- Given task: Repeat the material exactly from its first line to the line that includes "-0.120, -0.147, -0.283]". Skip pictures.

┄┄┄┄┄┄┄┄┄┄┄┄┄┄┄┄┄┄┄┄

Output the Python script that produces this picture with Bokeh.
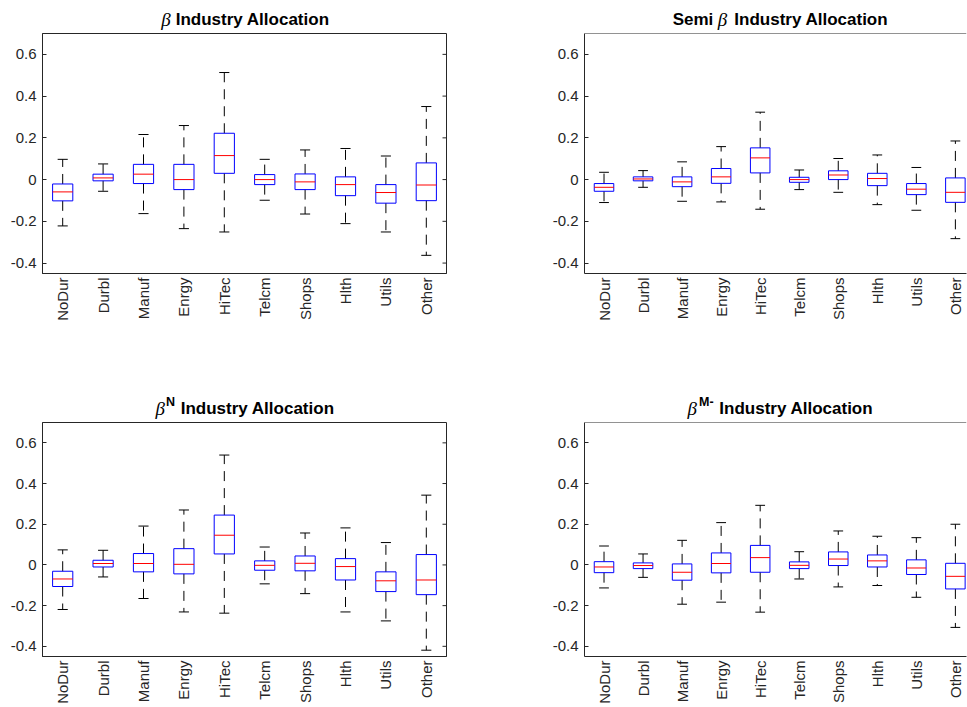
import numpy as np
from bokeh.plotting import figure
from bokeh.models import FixedTicker, Range1d, Span, Div
from bokeh.layouts import column, row
from bokeh.embed import file_html
from bokeh.resources import INLINE

industries = ["NoDur", "Durbl", "Manuf", "Enrgy", "HiTec", "Telcm", "Shops", "Hlth", "Utils", "Other"]
y_ticks = [-0.4, -0.2, 0.0, 0.2, 0.4, 0.6]
y_tick_labels = ["-0.4", "-0.2", "0", "0.2", "0.4", "0.6"]

# Panel 1: beta
beta_upper = [0.097, 0.075, 0.216, 0.259, 0.513, 0.097, 0.142, 0.149, 0.113, 0.350]
beta_q3 = [-0.021, 0.026, 0.073, 0.073, 0.222, 0.024, 0.027, 0.013, -0.024, 0.080]
beta_med = [-0.059, 0.008, 0.026, 0.000, 0.115, 0.000, -0.011, -0.024, -0.062, -0.026]
beta_q1 = [-0.102, -0.006, -0.019, -0.048, 0.030, -0.024, -0.048, -0.077, -0.113, -0.101]
beta_lower = [-0.222, -0.056, -0.163, -0.235, -0.251, -0.099, -0.165, -0.211, -0.251, -0.363]

# Panel 2: semi beta
semi_upper = [0.035, 0.043, 0.085, 0.158, 0.323, 0.046, 0.101, 0.118, 0.058, 0.185]
semi_q3 = [-0.019, 0.013, 0.013, 0.053, 0.152, 0.011, 0.042, 0.030, -0.019, 0.008]
semi_med = [-0.037, 0.003, -0.011, 0.013, 0.104, 0.000, 0.022, 0.005, -0.046, -0.061]
semi_q1 = [-0.056, -0.006, -0.034, -0.018, 0.032, -0.013, 0.000, -0.029, -0.072, -0.109]
semi_lower = [-0.110, -0.037, -0.104, -0.107, -0.142, -0.048, -0.061, -0.120, -0.147, -0.283]

# Panel 3: beta N
betaN_upper = [0.074, 0.072, 0.191, 0.270, 0.540, 0.088, 0.157, 0.182, 0.110, 0.343]
betaN_q3 = [-0.031, 0.023, 0.056, 0.080, 0.245, 0.020, 0.044, 0.031, -0.034, 0.051]
betaN_med = [-0.069, 0.007, 0.007, 0.003, 0.146, -0.002, 0.008, -0.008, -0.078, -0.074]
betaN_q1 = [-0.106, -0.010, -0.034, -0.044, 0.054, -0.026, -0.029, -0.074, -0.131, -0.146]
betaN_lower = [-0.219, -0.059, -0.165, -0.231, -0.237, -0.093, -0.141, -0.231, -0.275, -0.419]

# Panel 4: beta M-
betaM_upper = [0.093, 0.054, 0.121, 0.208, 0.293, 0.065, 0.167, 0.141, 0.134, 0.200]
betaM_q3 = [0.016, 0.010, 0.005, 0.059, 0.096, 0.015, 0.064, 0.049, 0.025, 0.008]
betaM_med = [-0.010, -0.003, -0.036, 0.007, 0.036, -0.002, 0.029, 0.020, -0.015, -0.056]
betaM_q1 = [-0.038, -0.018, -0.075, -0.039, -0.036, -0.018, -0.003, -0.010, -0.047, -0.118]
betaM_lower = [-0.113, -0.061, -0.193, -0.183, -0.232, -0.069, -0.108, -0.101, -0.159, -0.307]

AX = "#262626"
SANS = "Liberation Sans"
SERIF = "Liberation Serif"
TOP_GAP = 3

# baseline offset (fraction of font size) for line-height:1 boxes
ASC = {SANS: 0.8465, SERIF: 0.8375}


def make_title(width, height, parts, baseline_px):
    spans = []
    for text, px, raise_px, font, style, size in parts:
        top = baseline_px - raise_px - ASC[font] * size
        weight = "bold" if style == "bold" else "normal"
        fstyle = "italic" if style == "italic" else "normal"
        spans.append(
            f'<span style="position:absolute;left:{px:.1f}px;top:{top:.1f}px;'
            f"font-family:'{font}';font-size:{size}px;font-weight:{weight};"
            f'font-style:{fstyle};line-height:1;white-space:nowrap;color:#000;">'
            f"{text}</span>")
    html = (f'<div style="position:relative;width:{width}px;height:{height}px;'
            f'margin:0;padding:0;overflow:visible;">' + "".join(spans) + "</div>")
    return Div(text=html, width=width, height=height, margin=(0, 0, 0, 0))


def make_panel(stats, width, height, b_left, b_right, b_top, b_bottom, x_end,
               left_side, title_parts):
    upper, q3, med, q1, lower = stats
    y0, y1 = -0.45, 0.7
    p = figure(width=width, height=height - (b_top - TOP_GAP),
               x_range=Range1d(0.5, x_end), y_range=Range1d(y0, y1),
               output_backend="svg", toolbar_location=None,
               min_border_left=b_left, min_border_right=b_right,
               min_border_top=TOP_GAP, min_border_bottom=b_bottom)
    p.grid.visible = False
    p.background_fill_color = "white"
    p.border_fill_color = "white"

    pos = np.arange(1, len(industries) + 1, dtype=float)
    frame_w = width - b_left - b_right
    xpp = (x_end - 0.5) / frame_w

    xa = p.xaxis[0]
    xa.ticker = FixedTicker(ticks=list(pos))
    xa.major_label_overrides = {int(k): n for k, n in zip(pos, industries)}
    xa.major_label_orientation = np.pi / 2
    xa.major_tick_in = 0
    xa.major_tick_out = 0
    xa.minor_tick_in = 0
    xa.minor_tick_out = 0
    xa.major_label_standoff = 4
    xa.major_label_text_font = SANS
    xa.major_label_text_font_size = "15px"
    xa.major_label_text_color = AX
    xa.axis_line_color = AX

    ya = p.yaxis[0]
    ya.ticker = FixedTicker(ticks=y_ticks)
    ya.major_label_overrides = {t: s for t, s in zip(y_ticks, y_tick_labels)}
    ya.major_tick_in = 4
    ya.major_tick_out = 0
    ya.minor_tick_in = 0
    ya.minor_tick_out = 0
    ya.major_label_standoff = 6
    ya.major_label_text_font = SANS
    ya.major_label_text_font_size = "15px"
    ya.major_label_text_color = AX
    ya.axis_line_color = AX
    ya.major_tick_line_color = AX

    if left_side:
        p.outline_line_color = AX
        n = len(y_ticks)
        p.segment(x0=[x_end] * n, y0=y_ticks, x1=[x_end - 4 * xpp] * n, y1=y_ticks,
                  line_color=AX, line_width=1)
    else:
        p.outline_line_color = None
        p.add_layout(Span(location=y1, dimension="width", line_color=AX, line_width=1))

    # whiskers (dashed)
    p.segment(x0=pos, y0=q3, x1=pos, y1=upper, line_color="black",
              line_width=1, line_dash="10 7")
    p.segment(x0=pos, y0=q1, x1=pos, y1=lower, line_color="black",
              line_width=1, line_dash="10 7")
    # caps
    p.segment(x0=pos - 0.125, y0=upper, x1=pos + 0.125, y1=upper,
              line_color="black", line_width=1)
    p.segment(x0=pos - 0.125, y0=lower, x1=pos + 0.125, y1=lower,
              line_color="black", line_width=1)
    # boxes
    p.vbar(x=pos, width=0.5, top=q3, bottom=q1, fill_color=None,
           line_color="#0000FF", line_width=1)
    # medians
    p.segment(x0=pos - 0.25, y0=med, x1=pos + 0.25, y1=med,
              line_color="#FF0000", line_width=1)

    t = make_title(width, b_top - TOP_GAP, title_parts, b_top - 7.5)
    return column(t, p, spacing=0)


t1 = [("β", 161.2, 0, SERIF, "italic", 19),
      ("Industry Allocation", 175.7, 0, SANS, "bold", 17)]
t2 = [("Semi", 192.7, 0, SANS, "bold", 17),
      ("β", 237.8, 0, SERIF, "italic", 19),
      ("Industry Allocation", 254.3, 0, SANS, "bold", 17)]
t3 = [("β", 155.5, 0, SERIF, "italic", 19),
      ("N", 166.0, 8, SANS, "bold", 12.5),
      ("Industry Allocation", 180.7, 0, SANS, "bold", 17)]
t4 = [("β", 207.5, 0, SERIF, "italic", 19),
      ("M-", 219.0, 8, SANS, "bold", 12.5),
      ("Industry Allocation", 239.3, 0, SANS, "bold", 17)]

right_x_end = 0.5 + 382 / 39.04

p1 = make_panel((beta_upper, beta_q3, beta_med, beta_q1, beta_lower),
                480, 390, 42, 34, 33, 117, 10.5, True, t1)
p2 = make_panel((semi_upper, semi_q3, semi_med, semi_q1, semi_lower),
                487, 390, 104, 1, 33, 117, right_x_end, False, t2)
p3 = make_panel((betaN_upper, betaN_q3, betaN_med, betaN_q1, betaN_lower),
                480, 317, 42, 34, 32, 51, 10.5, True, t3)
p4 = make_panel((betaM_upper, betaM_q3, betaM_med, betaM_q1, betaM_lower),
                487, 317, 104, 1, 32, 51, right_x_end, False, t4)

layout = column(row(p1, p2, spacing=0), row(p3, p4, spacing=0), spacing=0)
open("out.html", "w").write(file_html(layout, INLINE))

┄┄┄┄┄┄┄┄┄┄┄┄┄┄┄┄┄┄┄┄

- Answer to this exercise:
Output the Python script that produces this picture with Bokeh.
import numpy as np
from bokeh.plotting import figure
from bokeh.models import FixedTicker, Range1d, Span, Div
from bokeh.layouts import column, row
from bokeh.embed import file_html
from bokeh.resources import INLINE

industries = ["NoDur", "Durbl", "Manuf", "Enrgy", "HiTec", "Telcm", "Shops", "Hlth", "Utils", "Other"]
y_ticks = [-0.4, -0.2, 0.0, 0.2, 0.4, 0.6]
y_tick_labels = ["-0.4", "-0.2", "0", "0.2", "0.4", "0.6"]

# Panel 1: beta
beta_upper = [0.097, 0.075, 0.216, 0.259, 0.513, 0.097, 0.142, 0.149, 0.113, 0.350]
beta_q3 = [-0.021, 0.026, 0.073, 0.073, 0.222, 0.024, 0.027, 0.013, -0.024, 0.080]
beta_med = [-0.059, 0.008, 0.026, 0.000, 0.115, 0.000, -0.011, -0.024, -0.062, -0.026]
beta_q1 = [-0.102, -0.006, -0.019, -0.048, 0.030, -0.024, -0.048, -0.077, -0.113, -0.101]
beta_lower = [-0.222, -0.056, -0.163, -0.235, -0.251, -0.099, -0.165, -0.211, -0.251, -0.363]

# Panel 2: semi beta
semi_upper = [0.035, 0.043, 0.085, 0.158, 0.323, 0.046, 0.101, 0.118, 0.058, 0.185]
semi_q3 = [-0.019, 0.013, 0.013, 0.053, 0.152, 0.011, 0.042, 0.030, -0.019, 0.008]
semi_med = [-0.037, 0.003, -0.011, 0.013, 0.104, 0.000, 0.022, 0.005, -0.046, -0.061]
semi_q1 = [-0.056, -0.006, -0.034, -0.018, 0.032, -0.013, 0.000, -0.029, -0.072, -0.109]
semi_lower = [-0.110, -0.037, -0.104, -0.107, -0.142, -0.048, -0.061, -0.120, -0.147, -0.283]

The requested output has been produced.